Ich denke eher, diese haben sich innerhalb des genannten sozialdarwinistischen Prozesses herausgebildet, da wird es schwer einzelne verantwortlich zu machen. Davon abgesehen bist du Teil dieses Unterdrückungsapparates. DU DU DU! Ich sagte ja, die Antwort würde dich überraschen. :)

>>Foucault beschreibt die Gesellschaft als ein Gebilde, das von kleinsten Machtlinien durchsetzt ist und in der alle Individuen ständig von Machtmechanismen besetzt werden.
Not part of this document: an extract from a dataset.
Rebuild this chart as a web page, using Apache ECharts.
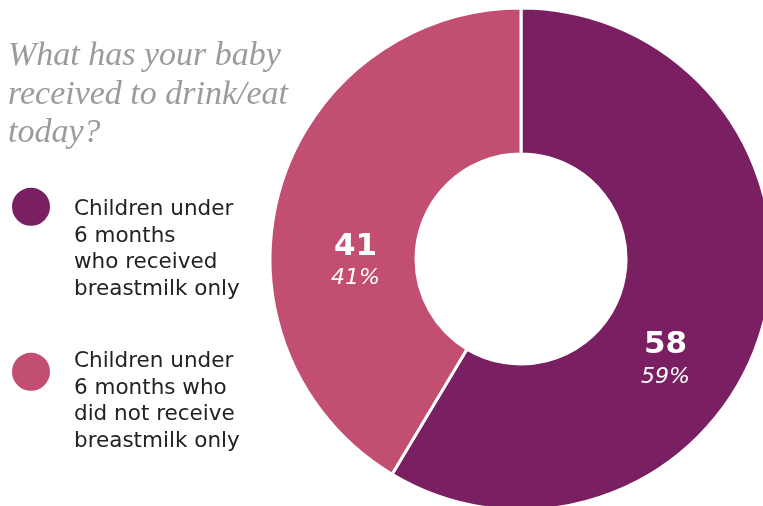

Macht soll dabei als etwas Vielgestaltiges, Vielschichtiges, Ungreifbares verstanden werden, das Menschen nicht besitzen, sondern höchstens in begrenztem Maße von strategischen Positionen aus steuern können.
>
>Oho, George Lucas hatte Focault gelesen.


Ich habe das so verstanden, dass die Bindung von Macht und Individuum nicht permanent ist, sondern Macht eine gesellschaftliche Position darstellt, die prinzipiell jeder besetzen kann, z. B. als Politiker, Polizist, etc. aber auch als Lehrer, GEZ Eintreiber oder Leserbriefeschreiber.